L’obtention du visa reste difficile pour beaucoup d’Algériens. Que peut-on faire pour faciliter les voyages ?
Environ la moitié des demandes de visa algériennes ont été approuvées en 2025, avec des taux élevés pour les visas d’études, de regroupement familial et de travail.
Les autorités britanniques invitent les demandeurs à consulter leur page Facebook officielle ou le site gov.uk pour suivre les procédures et mises à jour.


Lors de l’attaque au couteau dans un train à Londres, un citoyen algérien a sauvé plusieurs vies. Comment avez-vous suivi cet acte héroïque ?
Le citoyen Samir Zaitouni a accompli un acte héroïque exceptionnel, incarnant les valeurs de courage et de solidarité.
Ce geste reflète positivement le rôle honorable joué par les Algériens au Royaume-Uni et souligne les valeurs humaines communes aux deux peuples.


L’Algérie développe son secteur touristique. Existe-t-il des initiatives pour encourager les touristes britanniques à visiter le pays ?

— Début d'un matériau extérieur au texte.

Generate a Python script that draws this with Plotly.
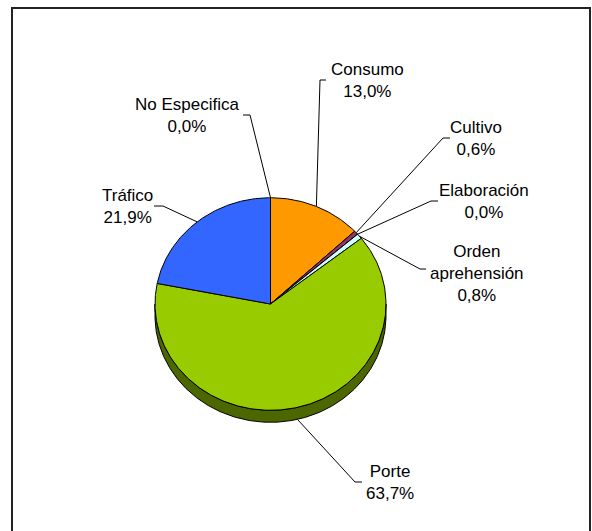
import numpy as np
import plotly.graph_objects as go

# ---------------- data ----------------
categories = ["Consumo", "Cultivo", "Elaboración", "Orden aprehensión",
              "Porte", "Tráfico", "No Especifica"]
values = [13.0, 0.6, 0.0, 0.8, 63.7, 21.9, 0.0]
colors = ["#FF9900", "#993366", "#FFFFCC", "#CCFFFF",
          "#99CC00", "#3366FF", "#FF99CC"]

# ---------------- layout (positions / styles) ----------------
W, H = 592, 531
CX, CY, RX, RY, DEPTH = 270.5, 304.0, 115.5, 106.3, 12
FONT = dict(family="Liberation Sans, Arial, sans-serif", size=17, color="black")
wrap = {"Orden aprehensión": "Orden<br>aprehensión"}
# center of each label block
label_pos = {
    "Consumo": (367, 80),
    "Cultivo": (476, 138),
    "Elaboración": (484, 201),
    "Orden aprehensión": (477, 273),
    "Porte": (390, 482),
    "Tráfico": (127, 206),
    "No Especifica": (187, 115),
}
# leader elbow (x, y) and end of short horizontal tick
elbow = {
    "Consumo": (320, 80, 326),
    "Cultivo": (443, 138, 450),
    "Elaboración": (431, 201, 438),
    "Orden aprehensión": (420, 269, 426),
    "Porte": (355, 482, 362),
    "Tráfico": (163, 206, 154),
    "No Especifica": (250, 115, 243),
}


def pt(theta_deg, dy=0.0):
    t = np.radians(theta_deg)
    return CX + RX * np.sin(t), CY - RY * np.cos(t) + dy


def darker(hexc, f=0.5):
    r, g, b = int(hexc[1:3], 16), int(hexc[3:5], 16), int(hexc[5:7], 16)
    return "#%02X%02X%02X" % (int(r * f), int(g * f), int(b * f))


total = sum(values)
cum = np.concatenate([[0], np.cumsum(values)]) / total * 360.0

fig = go.Figure()

# side (3D depth) of the lower half
for i, c in enumerate(colors):
    a0, a1 = max(cum[i], 90.0), min(cum[i + 1], 270.0)
    if a1 <= a0:
        continue
    th = np.linspace(a0, a1, max(3, int(a1 - a0) * 2))
    xt, yt = pt(th)
    xb, yb = pt(th[::-1], DEPTH)
    fig.add_trace(go.Scatter(
        x=np.concatenate([xt, xb, xt[:1]]), y=np.concatenate([yt, yb, yt[:1]]),
        mode="lines", fill="toself", fillcolor=darker(c),
        line=dict(color="black", width=1), hoverinfo="skip", showlegend=False))

# top faces
for i, (name, v, c) in enumerate(zip(categories, values, colors)):
    a0, a1 = cum[i], cum[i + 1]
    th = np.linspace(a0, a1, max(3, int((a1 - a0) * 2) + 2))
    xs, ys = pt(th)
    fig.add_trace(go.Scatter(
        x=np.concatenate([[CX], xs, [CX]]), y=np.concatenate([[CY], ys, [CY]]),
        mode="lines", fill="toself", fillcolor=c,
        line=dict(color="black", width=1), name=name,
        hoverinfo="text", text=f"{name}: {v:.1f}%".replace(".", ","),
        showlegend=False))

# leader lines and labels
for i, (name, v) in enumerate(zip(categories, values)):
    mid = (cum[i] + cum[i + 1]) / 2
    dy = DEPTH if np.cos(np.radians(mid)) < 0 else 0
    px, py = pt(mid, dy)
    ex, ey, hx = elbow[name]
    fig.add_trace(go.Scatter(
        x=[px, ex, hx], y=[py, ey, ey], mode="lines",
        line=dict(color="black", width=1), hoverinfo="skip", showlegend=False))
    txt = wrap.get(name, name) + "<br>" + f"{v:.1f}".replace(".", ",") + "%"
    lx, ly = label_pos[name]
    fig.add_annotation(x=lx, y=ly, text=txt, showarrow=False,
                       xanchor="center", yanchor="middle", font=FONT)

# chart frame
fig.add_shape(type="rect", x0=12, y0=8, x1=590, y1=560,
              line=dict(color="#222222", width=2), layer="below")

fig.update_layout(
    width=W, height=H, autosize=False,
    margin=dict(l=0, r=0, t=0, b=0),
    paper_bgcolor="white", plot_bgcolor="white",
    xaxis=dict(range=[0, W], visible=False, fixedrange=True),
    yaxis=dict(range=[H, 0], visible=False, fixedrange=True),
)

fig.write_html(
    "out.html",
    config={"displayModeBar": False},
    post_script="document.body.style.margin='0';document.body.style.overflow='hidden';",
)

Le Royaume-Uni estime que la destination Algérie reste insuffisamment promue sur le marché britannique, malgré son potentiel considérable dans le tourisme culturel, saharien et patrimonial. Les visites récentes, notamment à Tamanrasset, ont permis de constater la grande diversité de l’offre touristique algérienne et ses possibilités de développement.